Hi Viresh,
On 06-Mar 15:29, Viresh Kumar wrote:
On 05-03-18, 15:59, Patrick Bellasi wrote:
I personally would really like a solution which do not depend on ordering at all. Meaning, find_best_target should work at its best independently from which CPUs we start from... maybe it can be more or less optimal staring from one CPU or another, but from a functional standpoint is should be the same.
Otherwise we will always risk to have a corner case not covered, as well as make it more difficult to get rid of the star_cpu at a certain point.
There is another thing that I wanted to ask.
With the current state of thing in the EAS-dev kernel + android userspace (cpuset configuration), we want all top-app and foreground tasks to run on the big CPUs however small they might be. That
Right, more precisely I would say that we use "prefer_idle" to flag certain tasks as being "latency sensitive". That's because they directly affect the user experience, e.g. the UI thread.
Scheduling "latency sensitive" tasks is quite similar to the mainline CFS policy, which always tries to look for an IDLE CPU when a task wakes up.
of course causes the big CPUs to wakeup unnecessarily for homescreen and audio playback usecases. And this is by design and not really a bug.
Yes, that's the mainline policy to a certain extent. That's also why we are evaluating a simple patch which replaces the case A in FBT with the mainline wakeup slow-path, which does essentially the same, although without the encoded knowledge of the reserved CPUs we have in FBT.
Is it correct to assume that we don't care about being power-efficient for these cases at all as we intentionally place these small tasks on the big CPUs ?
Good point: and the answer is yes and no.
Yes because in principle we wanna always go for an IDLE CPU to reduce the wakeup latency, and possibly for one of the CPUs reserved to "prefer_idle" tasks to reduce the chances for a prefer_idle task to be preempted in the future by another non latency sensitive task.
No, because we know that in certain specific use-cases (e.g. homescreen and audio playback) the system is such low utilized on the LITTLE side which we can still grant reasonable interactive performances by running just on the LITTLE side. The main problem is to "detect" these conditions in a use-case independent way...
I am asking as I am not sure if I should invest time to make EAS-dev kernel to be power efficient for these small foreground tasks, which is exact opposite of what our design is.
On that topic we are already developing a pretty simple solution named "low-util mode". The fundamental idea is to be able to detect at wakeup time if the system is lightly utilized and in that case relax the constraint to run on reserved CPUs to just go for the most energy efficient IDLE CPU.
Here is the implementation we have so far: https://android-review.googlesource.com/c/kernel/common/+/560340/3
which, based on our current wltests evaluation is not yet convincing on the power/performance side.
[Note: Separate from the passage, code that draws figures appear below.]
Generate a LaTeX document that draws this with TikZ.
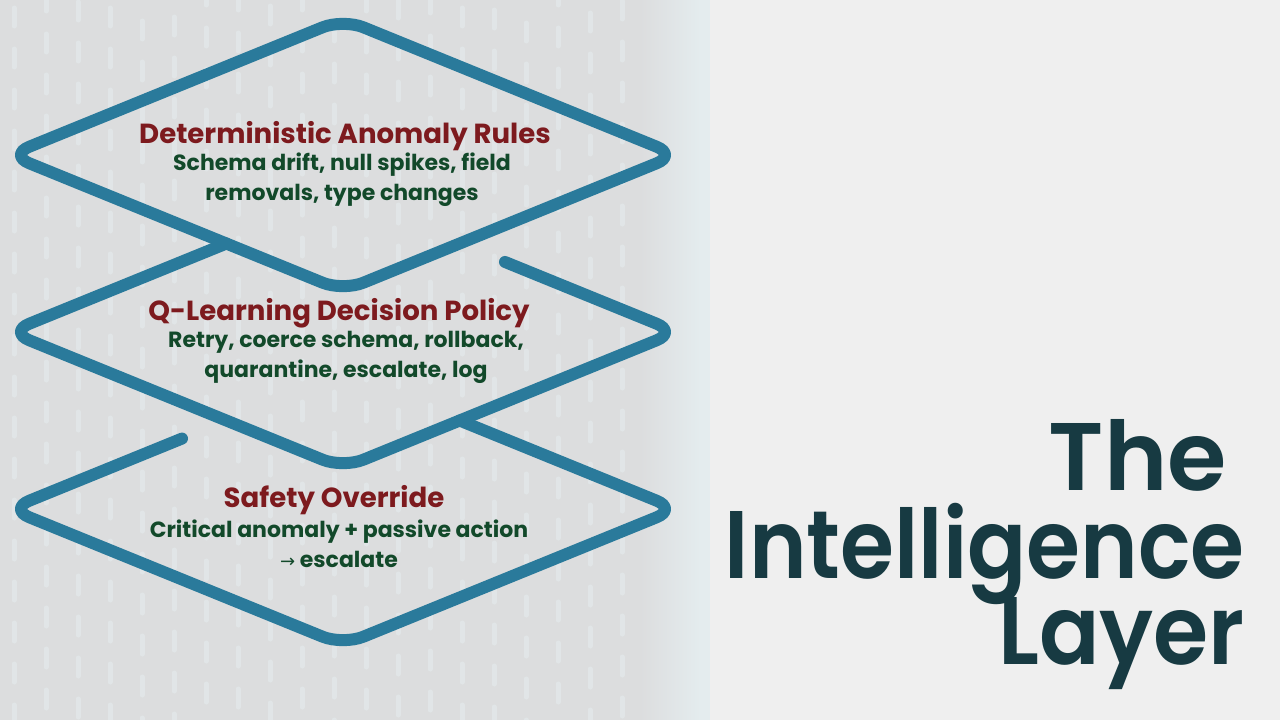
\documentclass[tikz,border=0pt]{standalone}
\usepackage{fontspec}
\usetikzlibrary{calc}
\newfontfamily\popb{Poppins Bold}
\newfontfamily\popsb{Poppins SemiBold}
\newfontfamily\djv{DejaVu Sans}
\definecolor{dblue}{HTML}{2A7A9B}
\definecolor{tred}{HTML}{7D1A1E}
\definecolor{tgreen}{HTML}{12492A}
\definecolor{ttitle}{HTML}{173A42}
\definecolor{bgL}{HTML}{DCDDDE}
\definecolor{bgR}{HTML}{EFEFEF}
\definecolor{band}{HTML}{E4ECEE}
\definecolor{digit}{HTML}{E9F3F5}
\tikzset{
  dia/.style={draw=dblue, line width=12pt, rounded corners=22pt, line cap=round, line join=round},
  ttl/.style={font=\popb\fontsize{27.6}{30}\selectfont, text=tred, inner sep=0pt},
  sub/.style={font=\popb\fontsize{22}{30}\selectfont, text=tgreen, align=center, inner sep=0pt},
  big/.style={font=\popsb\fontsize{96}{87}\selectfont, text=ttitle, inner sep=0pt, anchor=base east},
  rain/.style={draw=digit, line width=5pt, opacity=0.4, line cap=round}
}
\begin{document}
\begin{tikzpicture}[x=1pt,y=-1pt]
\useasboundingbox (0,0) rectangle (1280,720);
% backgrounds
\fill[bgR] (0,0) rectangle (1280,720);
\fill[bgL] (0,0) rectangle (640,720);
\shade[left color=bgL, right color=band] (640,0) rectangle (700,720);
\fill[band] (700,0) rectangle (710,720);
% faint binary rain texture
\pgfmathsetseed{11}
\foreach \i in {0,...,19}{
  \pgfmathrandominteger{\ph}{0}{40}
  \pgfmathsetmacro{\xx}{14+32*\i}
  \draw[rain, dash pattern=on 18pt off 23pt, dash phase=\ph pt] (\xx,0) -- (\xx,720);
}
% diamond geometry
\coordinate (T1) at (343,19);  \coordinate (R1) at (677,155);
\coordinate (B1) at (343,291); \coordinate (L1) at (9,155);
\coordinate (T2) at (343,196); \coordinate (R2) at (677,332);
\coordinate (B2) at (343,468); \coordinate (L2) at (9,332);
\coordinate (T3) at (343,373); \coordinate (R3) at (677,509);
\coordinate (B3) at (343,645); \coordinate (L3) at (9,509);
\coordinate (J1) at (intersection of L1--B1 and L2--T2);
\coordinate (J2) at (intersection of B2--R2 and R3--T3);
\coordinate (S2) at ($(T2)!0.485!(R2)$);
\coordinate (S3) at ($(L3)!0.518!(T3)$);
\coordinate (M1) at ($(L1)!0.5!(T1)$);
% diamonds
\draw[dia] (M1) -- (T1) -- (R1) -- (B1) -- (L1) -- cycle;
\draw[dia] (J1) -- (L2) -- (B2) -- (R2) -- (S2);
\draw[dia] (S3) -- (L3) -- (B3) -- (R3) -- (J2);
% texts
\node[ttl] (t1) at (345,136) {Deterministic Anomaly Rules};
\node[sub] (s1) at (342,180) {Schema drift, null spikes, field\\removals, type changes};
\node[ttl] (t2) at (339,313) {Q-Learning Decision Policy};
\node[sub] (s2) at (346,357) {Retry, coerce schema, rollback,\\quarantine, escalate, log};
\node[ttl] (t3) at (334,500) {Safety Override};
\node[sub] (s3) at (339,544) {Critical anomaly + passive action\\{\djv\fontsize{18}{30}\selectfont →} escalate};
% big title
\node[big] (th) at (1227,490) {The};
\node[big] (ti) at (1245,578) {\smash{\scalebox{0.91}[1]{Intelligence}}};
\node[big] (tl) at (1245,664) {\scalebox{0.93}[1]{Layer}};
\end{tikzpicture}
\end{document}
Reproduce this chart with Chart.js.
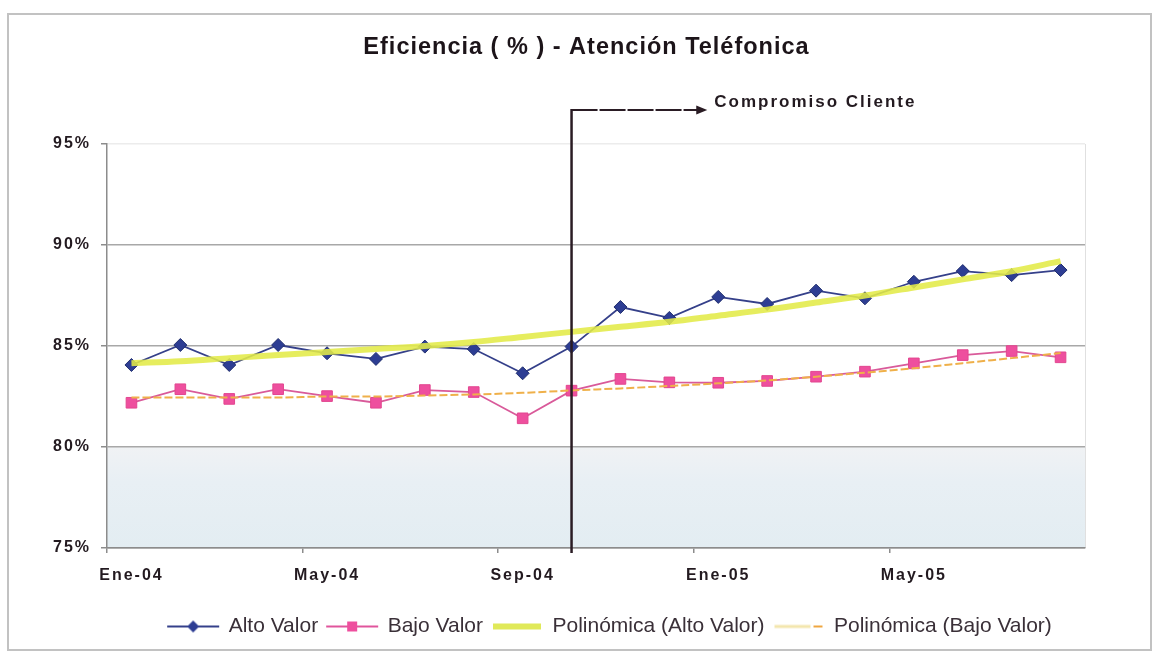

Moreover, as you can see from the review comments on Gerrit, some corner cases still need to be fixed.
Some possible extensions/improvements identified so fare are: 1) playing with the threshold value 2) taking into account the boost value to detect if we're in low util mode
As a final remark, we should also consider that the above series has quite a big overlap with the series to use the mainline slow patch at wakeup (i.e. removing case A from FBT): https://android-review.googlesource.com/c/kernel/common/+/510757
Among the two series, we are more keen on giving higher priority to this last, since it will contribute to reduce the delta between the mainline and the Android scheduler. Thus, whatever is related to the "low utilization mode" should be probably better defined once we are confident with this last series and based on top of it.
Hope this can cast some light in the overall design to improve the energy efficiency of prefer_idle tasks.
Of course, any contribution of ideas / testing in the above described areas are more then welcome.